Nombre de transhumanistes imaginent un futur où les humains augmentés, ou « cyborgs », pourraient dominer les humains non augmentés. Cela pourrait créer une société profondément inégale, où les privilèges technologiques se traduiraient par des avantages économiques et sociaux disproportionnés. Cette vision soulève des préoccupations sur la justice sociale et l’équité, avec le risque que les technologies transhumanistes ne soient accessibles qu’à une élite fortunée. De plus, la capacité des grandes entreprises technologiques à réguler elles-mêmes leurs activités sans intervention étatique pose des questions sur la gouvernance et la responsabilité.
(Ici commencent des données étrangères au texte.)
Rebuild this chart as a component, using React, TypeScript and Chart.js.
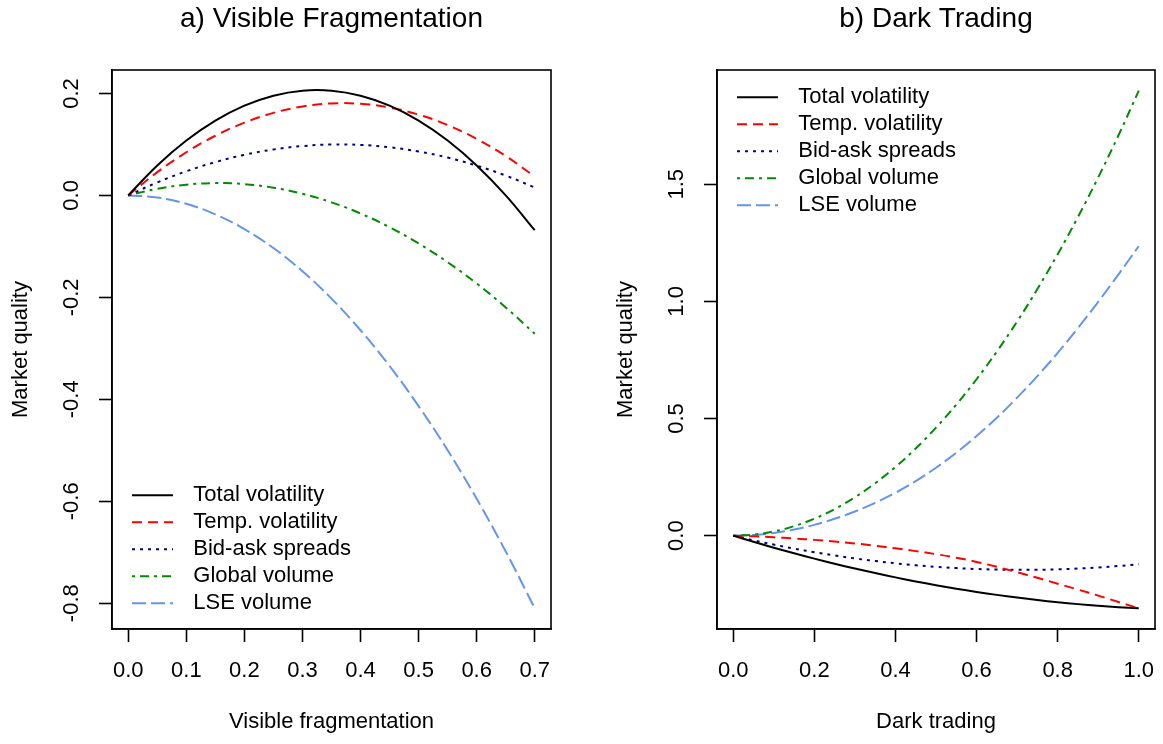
import React, { useEffect, useRef } from "react";
import { Chart, registerables } from "chart.js";

Chart.register(...registerables);

const FONT_FAMILY = "'Liberation Sans', Arial, Helvetica, sans-serif";

// ---------- shared series description ----------
const SERIES_NAMES = [
  "Total volatility",
  "Temp. volatility",
  "Bid-ask spreads",
  "Global volume",
  "LSE volume",
];
const SERIES_COLORS = ["#000000", "#FF0000", "#00008B", "#008B00", "#6495ED"];
const SERIES_DASHES: number[][] = [[], [10, 6], [3, 5], [3, 5, 9, 5], [14, 5]];

// ---------- panel a) Visible Fragmentation ----------
const FRAG_X = [0, 0.05, 0.1, 0.15, 0.2, 0.25, 0.3, 0.35, 0.4, 0.45, 0.5, 0.55, 0.6, 0.65, 0.7];
const FRAG_TOTAL_VOL = [0, 0.0587, 0.1076, 0.1467, 0.176, 0.1956, 0.2054, 0.2054, 0.1956, 0.1761, 0.1468, 0.1077, 0.0588, 0.0002, -0.0683];
const FRAG_TEMP_VOL = [0, 0.0456, 0.0846, 0.117, 0.1427, 0.1619, 0.1744, 0.1804, 0.1797, 0.1724, 0.1585, 0.138, 0.1109, 0.0772, 0.0368];
const FRAG_SPREADS = [0, 0.0255, 0.0473, 0.0653, 0.0796, 0.0901, 0.0968, 0.0998, 0.099, 0.0945, 0.0862, 0.0742, 0.0584, 0.0389, 0.0156];
const FRAG_GLOBAL_VOL = [0, 0.013, 0.021, 0.0241, 0.0221, 0.0152, 0.0033, -0.0136, -0.0355, -0.0624, -0.0943, -0.1311, -0.1729, -0.2197, -0.2715];
const FRAG_LSE_VOL = [0, -0.0041, -0.0165, -0.0372, -0.0661, -0.1033, -0.1488, -0.2025, -0.2645, -0.3347, -0.4133, -0.5, -0.5951, -0.6984, -0.81];
const FRAG_X_TICKS = [0, 0.1, 0.2, 0.3, 0.4, 0.5, 0.6, 0.7];
const FRAG_Y_TICKS = [-0.8, -0.6, -0.4, -0.2, 0, 0.2];

// ---------- panel b) Dark Trading ----------
const DARK_X = [0, 0.05, 0.1, 0.15, 0.2, 0.25, 0.3, 0.35, 0.4, 0.45, 0.5, 0.55, 0.6, 0.65, 0.7, 0.75, 0.8, 0.85, 0.9, 0.95, 1.0];
const DARK_TOTAL_VOL = [0, -0.0262, -0.0513, -0.0752, -0.098, -0.1197, -0.1403, -0.1597, -0.178, -0.1952, -0.2113, -0.2262, -0.24, -0.2527, -0.2643, -0.2747, -0.284, -0.2922, -0.2993, -0.3052, -0.31];
const DARK_TEMP_VOL = [0, -0.003, -0.007, -0.012, -0.018, -0.025, -0.033, -0.043, -0.054, -0.066, -0.079, -0.094, -0.112, -0.133, -0.156, -0.18, -0.205, -0.23, -0.256, -0.283, -0.31];
const DARK_SPREADS = [0, -0.0198, -0.0381, -0.055, -0.0705, -0.0845, -0.0971, -0.1082, -0.1179, -0.1262, -0.133, -0.1384, -0.1423, -0.1448, -0.1459, -0.1455, -0.1437, -0.1404, -0.1357, -0.1296, -0.122];
const DARK_GLOBAL_VOL = [0, 0.0045, 0.018, 0.0406, 0.0724, 0.1135, 0.1638, 0.2237, 0.2931, 0.3721, 0.4608, 0.5592, 0.6675, 0.7858, 0.914, 1.0525, 1.201, 1.3599, 1.5291, 1.7088, 1.899];
const DARK_LSE_VOL = [0, 0.0029, 0.0115, 0.026, 0.046, 0.072, 0.103, 0.14, 0.183, 0.233, 0.29, 0.354, 0.425, 0.503, 0.589, 0.681, 0.78, 0.886, 0.998, 1.115, 1.236];
const DARK_X_TICKS = [0, 0.2, 0.4, 0.6, 0.8, 1.0];
const DARK_Y_TICKS = [0, 0.5, 1.0, 1.5];

// R-style axis range: data range extended by 4% on each side
function rRange(vals: number[]): [number, number] {
  const lo = Math.min(...vals);
  const hi = Math.max(...vals);
  const pad = (hi - lo) * 0.04;
  return [lo - pad, hi + pad];
}

const boxPlugin = {
  id: "rBox",
  afterDatasetsDraw(chart: any) {
    const { ctx, chartArea } = chart;
    ctx.save();
    ctx.strokeStyle = "#000";
    ctx.lineWidth = 1.6;
    ctx.setLineDash([]);
    ctx.strokeRect(chartArea.left, chartArea.top, chartArea.right - chartArea.left, chartArea.bottom - chartArea.top);
    ctx.restore();
  },
};

const legendPlugin = {
  id: "rLegend",
  afterDatasetsDraw(chart: any, _args: any, opts: any) {
    if (!opts || !opts.at) return;
    const { ctx, chartArea } = chart;
    const ds = chart.data.datasets;
    const pitch = 27;
    const firstY =
      opts.at === "top"
        ? chartArea.top + 27.3
        : chartArea.bottom - 25.7 - pitch * (ds.length - 1);
    ctx.save();
    ds.forEach((d: any, i: number) => {
      const y = firstY + i * pitch;
      const x0 = chartArea.left + 20;
      ctx.beginPath();
      ctx.setLineDash(d.borderDash || []);
      ctx.lineCap = "butt";
      ctx.strokeStyle = d.borderColor;
      ctx.lineWidth = d.borderWidth;
      ctx.moveTo(x0, y);
      ctx.lineTo(x0 + 41, y);
      ctx.stroke();
      ctx.setLineDash([]);
      ctx.fillStyle = "#000";
      ctx.font = `22px ${FONT_FAMILY}`;
      ctx.textBaseline = "middle";
      ctx.textAlign = "left";
      ctx.fillText(d.label, chartArea.left + 81.3, y);
    });
    ctx.restore();
  },
};

type PanelProps = {
  left: number;
  width: number;
  title: string;
  xLabel: string;
  xs: number[];
  series: number[][];
  xTicks: number[];
  yTicks: number[];
  legendAt: "top" | "bottom";
  padLeft: number;
  padRight: number;
  yTickPad: number;
};

function Panel(p: PanelProps) {
  const ref = useRef<HTMLCanvasElement>(null);
  useEffect(() => {
    const canvas = ref.current;
    if (!canvas) return;
    const [xmin, xmax] = rRange(p.xs);
    const [ymin, ymax] = rRange(p.series.flat());
    const tickFont = { family: FONT_FAMILY, size: 22 };
    const grid = {
      display: true,
      drawOnChartArea: false,
      drawTicks: true,
      tickLength: 13,
      tickWidth: 1.6,
      tickColor: "#000",
      color: "#000",
    };
    const border = { display: true, color: "#000", width: 1.6 };
    const chart = new Chart(canvas, {
      type: "line",
      data: {
        datasets: p.series.map((ys, i) => ({
          label: SERIES_NAMES[i],
          data: p.xs.map((x, j) => ({ x, y: ys[j] })),
          borderColor: SERIES_COLORS[i],
          backgroundColor: SERIES_COLORS[i],
          borderWidth: 2,
          borderDash: SERIES_DASHES[i],
          borderCapStyle: "butt",
          pointRadius: 0,
          pointHoverRadius: 0,
          tension: 0.4,
          fill: false,
        })),
      },
      options: {
        responsive: false,
        animation: false,
        devicePixelRatio: 1,
        events: [],
        layout: { padding: { left: p.padLeft, right: p.padRight, top: 0, bottom: 9 } },
        plugins: {
          legend: { display: false },
          tooltip: { enabled: false },
          title: {
            display: true,
            text: p.title,
            color: "#000",
            fullSize: false,
            font: { family: FONT_FAMILY, size: 28, weight: "normal" },
            padding: { top: 2.2, bottom: 34.2 },
          },
          rLegend: { at: p.legendAt },
        } as any,
        scales: {
          x: {
            type: "linear",
            min: xmin,
            max: xmax,
            afterBuildTicks: (s: any) => {
              s.ticks = p.xTicks.map((v) => ({ value: v }));
            },
            afterFit: (s: any) => {
              s.height = 106;
              s.paddingLeft = 0;
              s.paddingRight = 0;
            },
            ticks: {
              autoSkip: false,
              maxRotation: 0,
              minRotation: 0,
              padding: 15.6,
              color: "#000",
              font: tickFont,
              callback: (v: any) => Number(v).toFixed(1),
            },
            grid,
            border,
            title: {
              display: true,
              text: p.xLabel,
              color: "#000",
              font: tickFont,
              padding: 0,
            },
          },
          y: {
            type: "linear",
            min: ymin,
            max: ymax,
            afterBuildTicks: (s: any) => {
              s.ticks = p.yTicks.map((v) => ({ value: v }));
            },
            afterFit: (s: any) => {
              s.width = 104;
              s.paddingTop = 0;
              s.paddingBottom = 0;
            },
            ticks: {
              autoSkip: false,
              minRotation: 90,
              maxRotation: 90,
              crossAlign: "center",
              padding: p.yTickPad,
              color: "#000",
              font: tickFont,
              callback: (v: any) => Number(v).toFixed(1),
            },
            grid,
            border,
            title: {
              display: true,
              text: "Market quality",
              color: "#000",
              font: tickFont,
              padding: 0,
            },
          },
        },
      } as any,
      plugins: [boxPlugin, legendPlugin],
    });
    return () => chart.destroy();
  }, []);
  return (
    <canvas
      ref={ref}
      width={p.width}
      height={744}
      style={{ position: "absolute", left: p.left, top: 0, width: p.width, height: 744 }}
    />
  );
}

export default function App() {
  return (
    <div style={{ position: "absolute", left: 0, top: 0, width: 1163, height: 744, background: "#fff" }}>
      <Panel
        left={0}
        width={582}
        title="a) Visible Fragmentation"
        xLabel="Visible fragmentation"
        xs={FRAG_X}
        series={[FRAG_TOTAL_VOL, FRAG_TEMP_VOL, FRAG_SPREADS, FRAG_GLOBAL_VOL, FRAG_LSE_VOL]}
        xTicks={FRAG_X_TICKS}
        yTicks={FRAG_Y_TICKS}
        legendAt="bottom"
        padLeft={8}
        padRight={31}
        yTickPad={8.3}
      />
      <Panel
        left={582}
        width={581}
        title="b) Dark Trading"
        xLabel="Dark trading"
        xs={DARK_X}
        series={[DARK_TOTAL_VOL, DARK_TEMP_VOL, DARK_SPREADS, DARK_GLOBAL_VOL, DARK_LSE_VOL]}
        xTicks={DARK_X_TICKS}
        yTicks={DARK_Y_TICKS}
        legendAt="top"
        padLeft={31}
        padRight={8}
        yTickPad={12}
      />
    </div>
  );
}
Le transhumanisme soulève des questions cruciales sur l’avenir de l’humanité et l’évolution de nos sociétés. Bien qu’il offre des perspectives fascinantes pour l’amélioration des capacités humaines, il pose également des défis éthiques et sociaux majeurs. En fin de compte, la question demeure : le transhumanisme est-il une étape inévitable de l’évolution humaine ou une utopie dangereuse ? La réponse dépendra en grande partie de notre capacité à encadrer et à réguler ces technologies de manière éthique et équitable. Les discussions sur le transhumanisme doivent être approfondies et inclusives, impliquant non seulement les experts en technologie et les décideurs politiques, mais aussi la société civile, pour s’assurer que les avancées technologiques bénéficient à l’ensemble de l’humanité.